** Entries with chart source code **

"""

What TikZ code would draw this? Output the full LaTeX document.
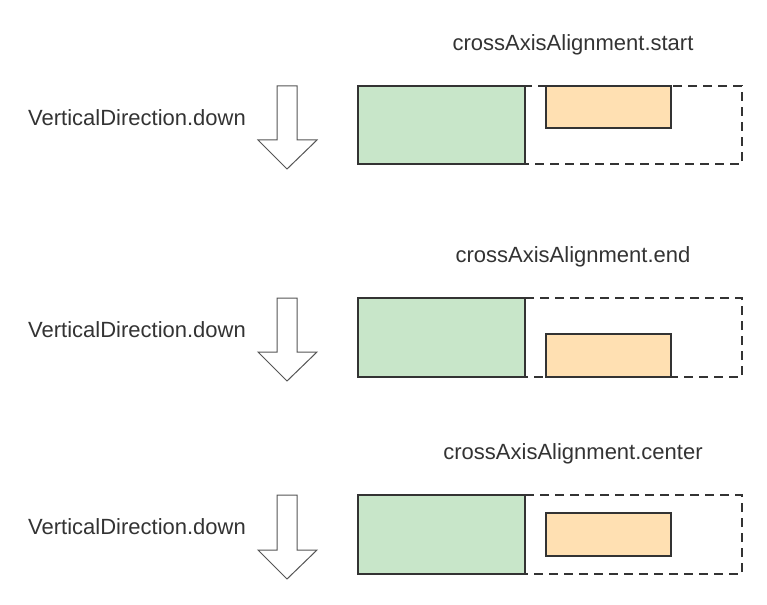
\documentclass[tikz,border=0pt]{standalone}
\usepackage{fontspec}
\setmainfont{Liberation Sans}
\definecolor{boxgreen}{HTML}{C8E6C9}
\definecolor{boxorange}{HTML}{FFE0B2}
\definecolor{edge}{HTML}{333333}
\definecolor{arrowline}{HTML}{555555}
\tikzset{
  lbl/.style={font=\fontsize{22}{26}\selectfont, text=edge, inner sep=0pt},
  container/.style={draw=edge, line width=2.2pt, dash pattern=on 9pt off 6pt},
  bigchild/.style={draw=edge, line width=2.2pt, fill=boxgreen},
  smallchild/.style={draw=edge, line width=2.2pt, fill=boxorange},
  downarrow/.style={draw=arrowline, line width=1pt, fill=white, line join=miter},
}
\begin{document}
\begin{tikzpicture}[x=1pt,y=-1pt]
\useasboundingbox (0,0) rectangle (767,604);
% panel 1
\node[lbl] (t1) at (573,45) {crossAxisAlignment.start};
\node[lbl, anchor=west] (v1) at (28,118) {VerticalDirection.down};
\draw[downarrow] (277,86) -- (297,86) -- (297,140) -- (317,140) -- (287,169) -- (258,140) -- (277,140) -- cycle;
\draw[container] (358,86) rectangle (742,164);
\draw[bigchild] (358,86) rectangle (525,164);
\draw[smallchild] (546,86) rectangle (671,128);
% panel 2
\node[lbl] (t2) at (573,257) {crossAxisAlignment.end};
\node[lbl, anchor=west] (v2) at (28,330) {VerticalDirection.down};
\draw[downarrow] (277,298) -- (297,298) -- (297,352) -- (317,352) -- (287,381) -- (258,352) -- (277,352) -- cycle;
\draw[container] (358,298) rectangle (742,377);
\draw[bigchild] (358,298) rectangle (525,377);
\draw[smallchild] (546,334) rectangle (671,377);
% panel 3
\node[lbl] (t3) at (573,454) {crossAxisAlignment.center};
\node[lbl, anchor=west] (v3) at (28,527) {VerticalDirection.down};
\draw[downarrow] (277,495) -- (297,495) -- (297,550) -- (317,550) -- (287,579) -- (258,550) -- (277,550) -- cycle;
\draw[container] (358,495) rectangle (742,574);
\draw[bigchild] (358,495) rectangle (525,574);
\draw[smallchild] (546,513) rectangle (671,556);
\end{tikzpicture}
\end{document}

"""
"""

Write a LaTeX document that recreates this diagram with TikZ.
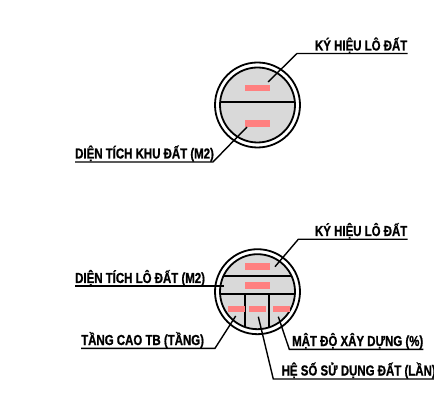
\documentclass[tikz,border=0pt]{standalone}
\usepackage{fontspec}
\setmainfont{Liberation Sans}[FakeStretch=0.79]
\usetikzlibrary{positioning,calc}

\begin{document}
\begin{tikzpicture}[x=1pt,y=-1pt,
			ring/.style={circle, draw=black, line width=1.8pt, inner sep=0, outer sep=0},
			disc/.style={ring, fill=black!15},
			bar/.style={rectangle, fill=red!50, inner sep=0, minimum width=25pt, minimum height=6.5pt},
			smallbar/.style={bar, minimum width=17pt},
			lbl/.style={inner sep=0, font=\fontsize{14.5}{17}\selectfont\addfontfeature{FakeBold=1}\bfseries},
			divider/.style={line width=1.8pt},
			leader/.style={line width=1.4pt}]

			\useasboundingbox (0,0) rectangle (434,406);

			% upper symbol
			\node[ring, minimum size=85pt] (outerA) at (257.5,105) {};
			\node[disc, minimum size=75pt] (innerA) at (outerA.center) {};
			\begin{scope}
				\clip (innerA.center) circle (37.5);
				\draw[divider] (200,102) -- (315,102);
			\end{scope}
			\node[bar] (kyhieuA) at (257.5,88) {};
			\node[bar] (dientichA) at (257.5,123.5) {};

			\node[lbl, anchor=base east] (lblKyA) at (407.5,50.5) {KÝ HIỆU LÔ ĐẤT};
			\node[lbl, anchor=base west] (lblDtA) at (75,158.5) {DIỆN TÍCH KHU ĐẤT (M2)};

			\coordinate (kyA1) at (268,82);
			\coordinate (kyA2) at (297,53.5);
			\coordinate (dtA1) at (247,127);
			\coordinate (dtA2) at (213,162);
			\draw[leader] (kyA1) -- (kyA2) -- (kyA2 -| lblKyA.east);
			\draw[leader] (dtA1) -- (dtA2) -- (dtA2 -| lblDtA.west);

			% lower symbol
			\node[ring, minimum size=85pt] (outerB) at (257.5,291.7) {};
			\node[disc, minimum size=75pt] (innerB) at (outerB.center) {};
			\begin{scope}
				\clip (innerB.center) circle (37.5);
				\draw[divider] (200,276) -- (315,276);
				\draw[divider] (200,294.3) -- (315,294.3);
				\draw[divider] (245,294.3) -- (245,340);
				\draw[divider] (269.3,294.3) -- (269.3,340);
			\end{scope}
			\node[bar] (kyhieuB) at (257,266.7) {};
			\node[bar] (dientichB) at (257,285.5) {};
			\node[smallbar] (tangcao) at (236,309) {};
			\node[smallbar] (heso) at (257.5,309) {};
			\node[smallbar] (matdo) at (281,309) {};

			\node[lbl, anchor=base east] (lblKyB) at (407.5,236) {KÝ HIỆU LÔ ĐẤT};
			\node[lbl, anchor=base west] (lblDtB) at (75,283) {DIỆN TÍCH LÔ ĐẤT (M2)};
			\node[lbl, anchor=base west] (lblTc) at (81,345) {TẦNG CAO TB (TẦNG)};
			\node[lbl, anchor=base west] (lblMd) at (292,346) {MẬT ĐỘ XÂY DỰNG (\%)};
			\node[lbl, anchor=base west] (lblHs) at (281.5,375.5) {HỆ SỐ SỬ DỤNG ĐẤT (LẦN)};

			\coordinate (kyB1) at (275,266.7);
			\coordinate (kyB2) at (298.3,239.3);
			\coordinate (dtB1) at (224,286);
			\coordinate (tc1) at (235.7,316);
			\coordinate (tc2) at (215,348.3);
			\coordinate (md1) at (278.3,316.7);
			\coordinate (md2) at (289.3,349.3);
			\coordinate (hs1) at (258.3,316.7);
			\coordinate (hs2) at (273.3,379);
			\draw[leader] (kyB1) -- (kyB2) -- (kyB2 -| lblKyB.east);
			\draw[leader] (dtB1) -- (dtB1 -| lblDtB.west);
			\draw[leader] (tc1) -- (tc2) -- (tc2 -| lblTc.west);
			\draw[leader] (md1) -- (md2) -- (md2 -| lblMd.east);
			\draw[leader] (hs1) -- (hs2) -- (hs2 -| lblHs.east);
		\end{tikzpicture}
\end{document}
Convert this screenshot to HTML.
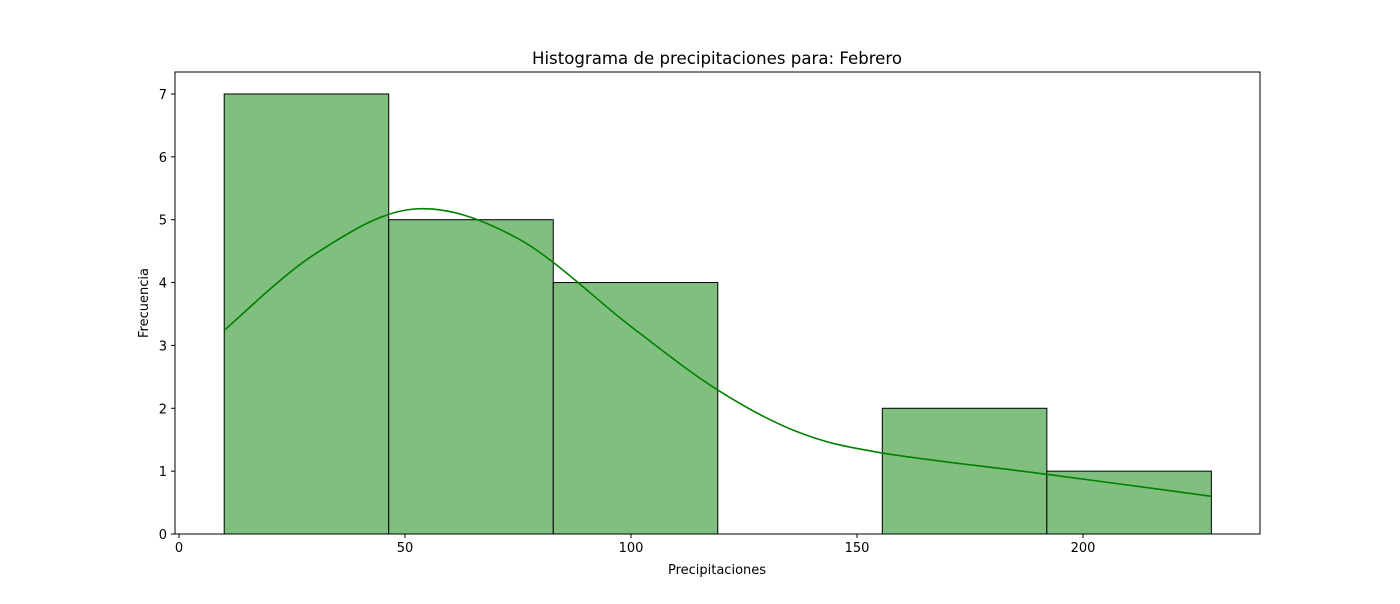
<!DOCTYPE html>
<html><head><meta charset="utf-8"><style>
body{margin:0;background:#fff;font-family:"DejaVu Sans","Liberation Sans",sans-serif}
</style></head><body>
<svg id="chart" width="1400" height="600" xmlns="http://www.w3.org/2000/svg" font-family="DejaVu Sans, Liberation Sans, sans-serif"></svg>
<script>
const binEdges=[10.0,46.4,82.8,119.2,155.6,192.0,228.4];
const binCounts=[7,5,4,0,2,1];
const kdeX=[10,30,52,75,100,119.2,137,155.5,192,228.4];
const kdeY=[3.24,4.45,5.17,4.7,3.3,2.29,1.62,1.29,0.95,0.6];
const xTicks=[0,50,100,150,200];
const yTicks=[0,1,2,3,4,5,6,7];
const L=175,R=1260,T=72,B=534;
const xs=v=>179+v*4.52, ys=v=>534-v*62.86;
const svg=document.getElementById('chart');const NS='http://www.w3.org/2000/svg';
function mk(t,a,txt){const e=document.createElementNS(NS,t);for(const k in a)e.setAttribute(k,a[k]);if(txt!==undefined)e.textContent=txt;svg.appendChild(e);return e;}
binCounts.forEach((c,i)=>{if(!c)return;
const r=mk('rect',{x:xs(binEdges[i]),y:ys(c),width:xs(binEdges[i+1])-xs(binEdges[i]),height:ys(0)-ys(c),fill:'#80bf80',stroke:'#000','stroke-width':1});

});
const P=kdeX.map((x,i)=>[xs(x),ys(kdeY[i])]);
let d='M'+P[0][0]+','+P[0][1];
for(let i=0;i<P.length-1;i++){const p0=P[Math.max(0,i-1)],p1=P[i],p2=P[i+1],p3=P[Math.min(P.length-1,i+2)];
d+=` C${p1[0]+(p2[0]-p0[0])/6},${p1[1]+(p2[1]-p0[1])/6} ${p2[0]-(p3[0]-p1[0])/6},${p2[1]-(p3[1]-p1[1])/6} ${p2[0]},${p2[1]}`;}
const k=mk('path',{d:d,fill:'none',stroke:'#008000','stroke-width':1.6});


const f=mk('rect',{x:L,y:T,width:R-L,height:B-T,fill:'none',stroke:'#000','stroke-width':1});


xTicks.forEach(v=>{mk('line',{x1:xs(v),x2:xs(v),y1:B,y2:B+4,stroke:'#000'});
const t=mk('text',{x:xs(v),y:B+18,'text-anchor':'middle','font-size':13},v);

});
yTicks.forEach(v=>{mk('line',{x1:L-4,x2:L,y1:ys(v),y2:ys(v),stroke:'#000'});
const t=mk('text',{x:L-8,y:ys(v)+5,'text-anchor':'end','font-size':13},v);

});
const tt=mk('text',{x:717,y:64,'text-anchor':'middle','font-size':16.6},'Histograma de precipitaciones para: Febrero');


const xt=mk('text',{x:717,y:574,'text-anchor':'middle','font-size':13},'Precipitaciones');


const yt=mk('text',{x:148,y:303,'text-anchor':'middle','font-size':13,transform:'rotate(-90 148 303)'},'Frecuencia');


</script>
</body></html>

"""

** Given request **
Every line from the one containing "Write a LaTeX" through the one containing "(0,0) rectangle (434,406);" should be quoted exactly, and no other lines; keep pictures out of the copy.

** Output for this task **
Write a LaTeX document that recreates this diagram with TikZ.
\documentclass[tikz,border=0pt]{standalone}
\usepackage{fontspec}
\setmainfont{Liberation Sans}[FakeStretch=0.79]
\usetikzlibrary{positioning,calc}

\begin{document}
\begin{tikzpicture}[x=1pt,y=-1pt,
			ring/.style={circle, draw=black, line width=1.8pt, inner sep=0, outer sep=0},
			disc/.style={ring, fill=black!15},
			bar/.style={rectangle, fill=red!50, inner sep=0, minimum width=25pt, minimum height=6.5pt},
			smallbar/.style={bar, minimum width=17pt},
			lbl/.style={inner sep=0, font=\fontsize{14.5}{17}\selectfont\addfontfeature{FakeBold=1}\bfseries},
			divider/.style={line width=1.8pt},
			leader/.style={line width=1.4pt}]

			\useasboundingbox (0,0) rectangle (434,406);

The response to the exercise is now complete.